Há também, nos casos de Alemanha e Estados Unidos, um cenário de exploração do ressentimento como afeto fundamental. Ressentimento dos alemães para com os judeus, ressentimento dos norte-americanos brancos de classe média com as políticas de igualdade racial que instigam o medo histórico da substituição dos homens brancos como parcela dominante da sociedade, como teorizado em cima dos dados de uma pesquisa recente. No Brasil, o cenário é de outra complexidade.
O elemento histórico explorado é o medo do comunismo e sua associação com a tirania, a expropriação, a permissividade com a criminalidade, a perseguição religiosa e a difusão da pobreza com enriquecimento das classes dominantes. Se existe algum ressentimento a ser explorado foi porque o PT, que tradicionalmente denunciou a desigualdade na sociedade brasileira, foi incapaz de promover mais igualdade e ascensão social duradoura nos seus anos no governo, mas esse não parece ser o afeto principal sendo explorado nos grupos golpistas.
No caso brasileiro um fator foi preponderante para a sustentação da Grande Mentira e fomento da violência: a ação das Forças Armadas. Mesmo abandonando os golpistas após a invasão da Praça dos Três Poderes, o comando militar foi conivente durante meses com os acampamentos de militantes, que hoje declaram que a parte final do plano era transferir esses acampamentos para dentro dos prédios do governo. Também nada fizeram para desmentir a desinformação que assolava esses amontoados de pessoas e incentivar comportamento civilizado e democrático e já haviam se engajado em campanhas de desinformação durante o governo Bolsonaro.
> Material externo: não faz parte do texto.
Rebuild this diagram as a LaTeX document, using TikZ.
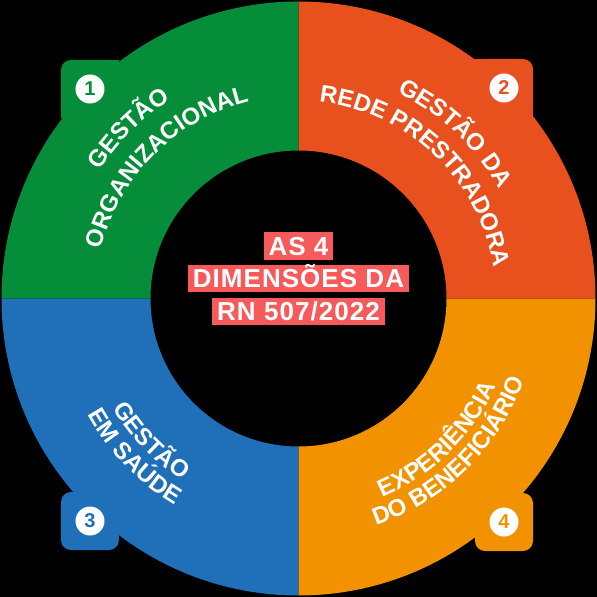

Assim como Snyder, penso que o caminho para um Brasil livre dessa grande mentira passa por uma repluralização da mídia e um comprometimento com fatos como um bem público. Diferente dele, que pensa os Estados Unidos, creio que aqui é necessário deixar de imaginar na política um mundo de heróis e vilões, desmistificando os movimentos sociais e a esquerda e identificando corretamente os problemas nacionais e suas origens, assim como os papéis e limites reais das instituições de Estado, como as Forças Armadas e o Supremo Tribunal Federal, e da sociedade civil, como as igrejas e os setores produtivos.